Aussi n’est-ce pas sans quelques regrets que je me laisse gagner par l’idée qu’on est au Québec en terre où un « livre » n’est pas, comme le disait Todorov, un outil qui « permet à chacun de mieux répondre à sa vocation d’être humain », mais plutôt un synonyme de « passe-temps ». En ces temps supposément austères où nos édiles pointent plus rapidement du doigt les institutions académiques que le lucre questionnable des soi-disant « créateurs d’emplois », je me retourne instinctivement vers les instances (supposément) responsables de la santé des écoles, question d’entendre ce qu’elles envisagent. Eh quoi ! N’est-ce donc pas assez d’être éreinté par la menace d’une culture d’entreprise hégémonique ? Faut-il encore avoir autour de soi des gens acharnés à ne point s’entendre et à se contredire ?

Je tente d’illustrer cela, en revenant sur vos paroles. Déjà votre célèbre mot, livré candidement : « Il n’y a pas un enfant qui va mourir de ça et qui va s’empêcher de lire, parce qu’il existe déjà des livres [dans les bibliothèques]. […] J’aime mieux qu’elles achètent moins de livres. Nos bibliothèques sont déjà bien équipées. […] Va dans les écoles, des livres, il y en a [des livres].» Puis, encore vous, « post-gaffe » : « Ce qui est bien important pour moi, c’est de me consacrer au projet actuel : avoir un bon apprentissage chez nos jeunes, la lecture c’est important ».

La contradiction à laquelle je souhaite vous rendre sensible est celle entre ce que votre excuse dénote : mettre en place un « bon apprentissage chez nos jeunes », et ce que votre absence de réflexion publique laisse transparaître. Dans le gouffre qui existe entre les deux déclarations, vous démontrez non pas l’activité d’un esprit qui pense, mais plutôt celle d’un esprit qui se fait dire quoi penser. Le simple fait de prononcer une déclaration comme « la lecture, c’est important » ne rend pas la conviction réelle.

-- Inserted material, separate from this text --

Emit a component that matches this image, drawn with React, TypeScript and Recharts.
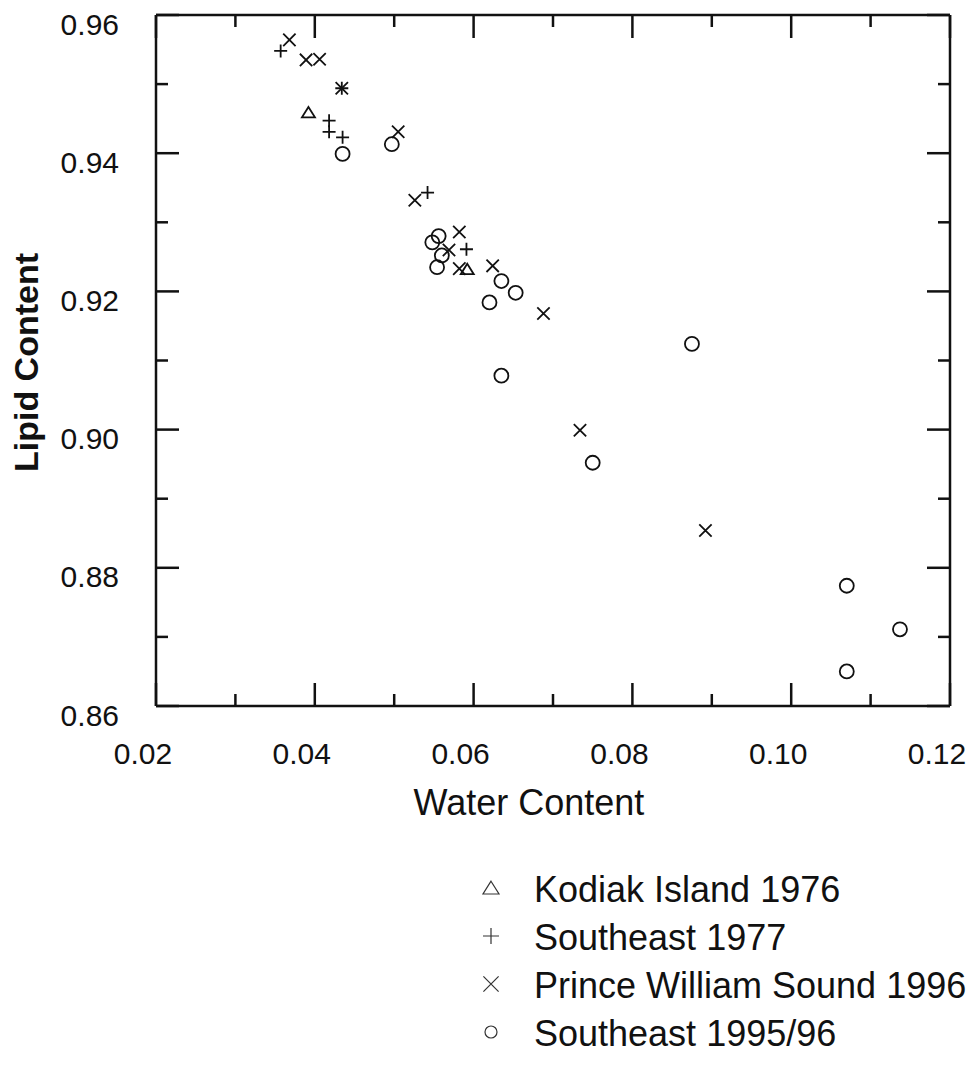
import { Legend, Scatter, ScatterChart, XAxis, YAxis } from 'recharts'

const FONT = '"Liberation Sans", Arial, sans-serif'
const INK = '#111'

// water content vs lipid content, per sample group
const kodiak1976 = [
  { water: 0.0392, lipid: 0.9459 },
  { water: 0.0592, lipid: 0.9232 },
]

const southeast1977 = [
  { water: 0.0357, lipid: 0.9548 },
  { water: 0.0434, lipid: 0.9494 },
  { water: 0.0418, lipid: 0.9447 },
  { water: 0.0418, lipid: 0.9431 },
  { water: 0.0435, lipid: 0.9423 },
  { water: 0.0542, lipid: 0.9343 },
  { water: 0.0591, lipid: 0.9261 },
]

const pws1996 = [
  { water: 0.0368, lipid: 0.9564 },
  { water: 0.0389, lipid: 0.9535 },
  { water: 0.0406, lipid: 0.9536 },
  { water: 0.0434, lipid: 0.9494 },
  { water: 0.0505, lipid: 0.9431 },
  { water: 0.0526, lipid: 0.9332 },
  { water: 0.0582, lipid: 0.9286 },
  { water: 0.0569, lipid: 0.926 },
  { water: 0.0582, lipid: 0.9233 },
  { water: 0.0624, lipid: 0.9237 },
  { water: 0.0688, lipid: 0.9168 },
  { water: 0.0734, lipid: 0.8999 },
  { water: 0.0892, lipid: 0.8854 },
]

const southeast1995 = [
  { water: 0.0435, lipid: 0.9399 },
  { water: 0.0497, lipid: 0.9413 },
  { water: 0.0556, lipid: 0.928 },
  { water: 0.0548, lipid: 0.9271 },
  { water: 0.056, lipid: 0.9252 },
  { water: 0.0554, lipid: 0.9235 },
  { water: 0.0635, lipid: 0.9215 },
  { water: 0.0653, lipid: 0.9198 },
  { water: 0.062, lipid: 0.9184 },
  { water: 0.0875, lipid: 0.9124 },
  { water: 0.0635, lipid: 0.9078 },
  { water: 0.075, lipid: 0.8952 },
  { water: 0.107, lipid: 0.8774 },
  { water: 0.1137, lipid: 0.8711 },
  { water: 0.107, lipid: 0.865 },
]

const xTicks = [0.02, 0.03, 0.04, 0.05, 0.06, 0.07, 0.08, 0.09, 0.1, 0.11, 0.12]
const yTicks = [0.86, 0.87, 0.88, 0.89, 0.9, 0.91, 0.92, 0.93, 0.94, 0.95, 0.96]

type Kind = 'triangle' | 'plus' | 'cross' | 'circle'

const groups: { name: string; kind: Kind; data: { water: number; lipid: number }[] }[] = [
  { name: 'Kodiak Island 1976', kind: 'triangle', data: kodiak1976 },
  { name: 'Southeast 1977', kind: 'plus', data: southeast1977 },
  { name: 'Prince William Sound 1996', kind: 'cross', data: pws1996 },
  { name: 'Southeast 1995/96', kind: 'circle', data: southeast1995 },
]

const MAJOR = 23
const MINOR = 12

const isMajor = (v: number) => Math.round(v * 100) % 2 === 0

function Marker({ kind, cx, cy, r, color, sw }: { kind: Kind; cx: number; cy: number; r: number; color: string; sw: number }) {
  const common = { stroke: color, strokeWidth: sw, fill: 'none' }
  if (kind === 'circle') return <circle cx={cx} cy={cy} r={r} {...common} />
  if (kind === 'plus')
    return <path d={`M${cx - r},${cy}H${cx + r}M${cx},${cy - r}V${cy + r}`} {...common} />
  if (kind === 'cross') {
    const d = r * 0.95
    return <path d={`M${cx - d},${cy - d}L${cx + d},${cy + d}M${cx - d},${cy + d}L${cx + d},${cy - d}`} {...common} />
  }
  return (
    <path d={`M${cx},${cy - r * 0.85}L${cx + r},${cy + r * 0.75}L${cx - r},${cy + r * 0.75}Z`} {...common} />
  )
}

const shapeFor = (kind: Kind) => (p: any) => (
  <Marker kind={kind} cx={p.cx} cy={p.cy} r={kind === 'circle' ? 7 : 6.5} color={INK} sw={1.8} />
)

function BottomTick({ x, y, payload }: any) {
  const v = payload.value as number
  const len = isMajor(v) ? MAJOR : MINOR
  return (
    <g>
      <line x1={x} y1={y} x2={x} y2={y - len} stroke={INK} strokeWidth={2.5} />
      {isMajor(v) && (
        <text x={x - 13} y={y + 58} textAnchor="middle" fontSize={30} fontFamily={FONT} fill={INK}>
          {v.toFixed(2)}
        </text>
      )}
    </g>
  )
}

function TopTick({ x, y, payload }: any) {
  const len = isMajor(payload.value) ? MAJOR : MINOR
  return <line x1={x} y1={y} x2={x} y2={y + len} stroke={INK} strokeWidth={2.5} />
}

function LeftTick({ x, y, payload }: any) {
  const v = payload.value as number
  const len = isMajor(v) ? MAJOR : MINOR
  return (
    <g>
      <line x1={x} y1={y} x2={x + len} y2={y} stroke={INK} strokeWidth={2.5} />
      {isMajor(v) && (
        <text x={x - 37} y={y + 9} textAnchor="end" dominantBaseline="central" fontSize={30} fontFamily={FONT} fill={INK}>
          {v.toFixed(2)}
        </text>
      )}
    </g>
  )
}

function RightTick({ x, y, payload }: any) {
  const len = isMajor(payload.value) ? MAJOR : MINOR
  return <line x1={x} y1={y} x2={x - len} y2={y} stroke={INK} strokeWidth={2.5} />
}

function LegendBox() {
  return (
    <div style={{ fontFamily: FONT, fontSize: 36, color: INK }}>
      {groups.map((g) => (
        <div key={g.name} style={{ display: 'flex', alignItems: 'center', height: 48 }}>
          <svg width={42} height={48} style={{ flex: 'none' }}>
            <Marker kind={g.kind} cx={21} cy={22} r={g.kind === 'circle' ? 6 : 8} color="#333" sw={1.2} />
          </svg>
          <span style={{ marginLeft: 22, whiteSpace: 'nowrap' }}>{g.name}</span>
        </div>
      ))}
    </div>
  )
}

const axisLine = { stroke: INK, strokeWidth: 2.5 }

export default function App() {
  return (
    <div style={{ margin: -8, width: 976, height: 1076, background: '#fff' }}>
      <ScatterChart width={976} height={1076} margin={{ top: 14, right: 25, bottom: 369, left: 155 }}>
        <XAxis
          xAxisId="bottom"
          type="number"
          dataKey="water"
          domain={[0.02, 0.12]}
          ticks={xTicks}
          interval={0}
          height={1}
          tickSize={0}
          tickMargin={0}
          tick={<BottomTick />}
          axisLine={axisLine}
          allowDataOverflow
          label={{
            content: ({ viewBox }: any) => (
              <text
                x={viewBox.x + viewBox.width / 2 - 24}
                y={viewBox.y + 109}
                textAnchor="middle"
                fontSize={36}
                fontFamily={FONT}
                fill={INK}
              >
                Water Content
              </text>
            ),
          }}
        />
        <XAxis
          xAxisId="top"
          orientation="top"
          type="number"
          dataKey="water"
          domain={[0.02, 0.12]}
          ticks={xTicks}
          interval={0}
          height={1}
          tickSize={0}
          tickMargin={0}
          tick={<TopTick />}
          axisLine={axisLine}
          allowDataOverflow
        />
        <YAxis
          yAxisId="left"
          type="number"
          dataKey="lipid"
          domain={[0.86, 0.96]}
          ticks={yTicks}
          interval={0}
          width={1}
          tickSize={0}
          tickMargin={0}
          tick={<LeftTick />}
          axisLine={axisLine}
          allowDataOverflow
          label={{
            content: ({ viewBox }: any) => {
              const cx = viewBox.x + viewBox.width - 130
              const cy = viewBox.y + viewBox.height / 2 + 2
              return (
                <text
                  x={cx}
                  y={cy}
                  transform={`rotate(-90 ${cx} ${cy})`}
                  textAnchor="middle"
                  dominantBaseline="central"
                  fontSize={34}
                  fontWeight="bold"
                  fontFamily={FONT}
                  fill={INK}
                >
                  Lipid Content
                </text>
              )
            },
          }}
        />
        <YAxis
          yAxisId="right"
          orientation="right"
          type="number"
          dataKey="lipid"
          domain={[0.86, 0.96]}
          ticks={yTicks}
          interval={0}
          width={1}
          tickSize={0}
          tickMargin={0}
          tick={<RightTick />}
          axisLine={axisLine}
          allowDataOverflow
        />
        {groups.map((g) => (
          <Scatter
            key={g.name}
            name={g.name}
            data={g.data}
            xAxisId="bottom"
            yAxisId="left"
            shape={shapeFor(g.kind)}
            isAnimationActive={false}
          />
        ))}
        <Legend
          layout="vertical"
          align="center"
          verticalAlign="middle"
          content={<LegendBox />}
          wrapperStyle={{ position: 'absolute', left: 470, top: 866, width: 'auto' }}
        />
      </ScatterChart>
    </div>
  )
}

Ainsi, je vous lance un défi : si vous comprenez vraiment comment « la lecture, c’est important », pourquoi ne pas coucher la chose sur papier ? Certains auront pu soutenir par leurs actions que séduire une portion d’électorat s’accomplit à coup de « Je respecte et je supporte [insérez votre intérêt ici]». Harper en kippa saute à l’esprit ; c’est le célèbre Paris vaut bien une messe. Cependant, les paroles creuses sont, et resteront, les ennemis de ceux que vous avez récemment offensés. Jouer avec un système éducatif, ça demande des devoirs. Et il semble qu’il vous manque au moins un TP sur vos opinions pédagogiques.

De grâce, méditez la phrase de Juvénal « Semper ego auditor tantum ? »(« Dois-je toujours être spectateur ? » ). Au lieu de rester spectateur du monde des livres, avec lequel vous entretenez publiquement un rapport trouble, pourquoi ne pas travailler à être le héraut du lettrisme, partie intégrante des missions de vos ministères ? Vous pourriez entreprendre ce projet en délaissant la langue de bois pour démontrer la valeur d’une langue déliée.

Dans l’attente de vous lire — ou, le cas échéant, de vous voir démissionner — je reste votre très humble et très obéissant serviteur.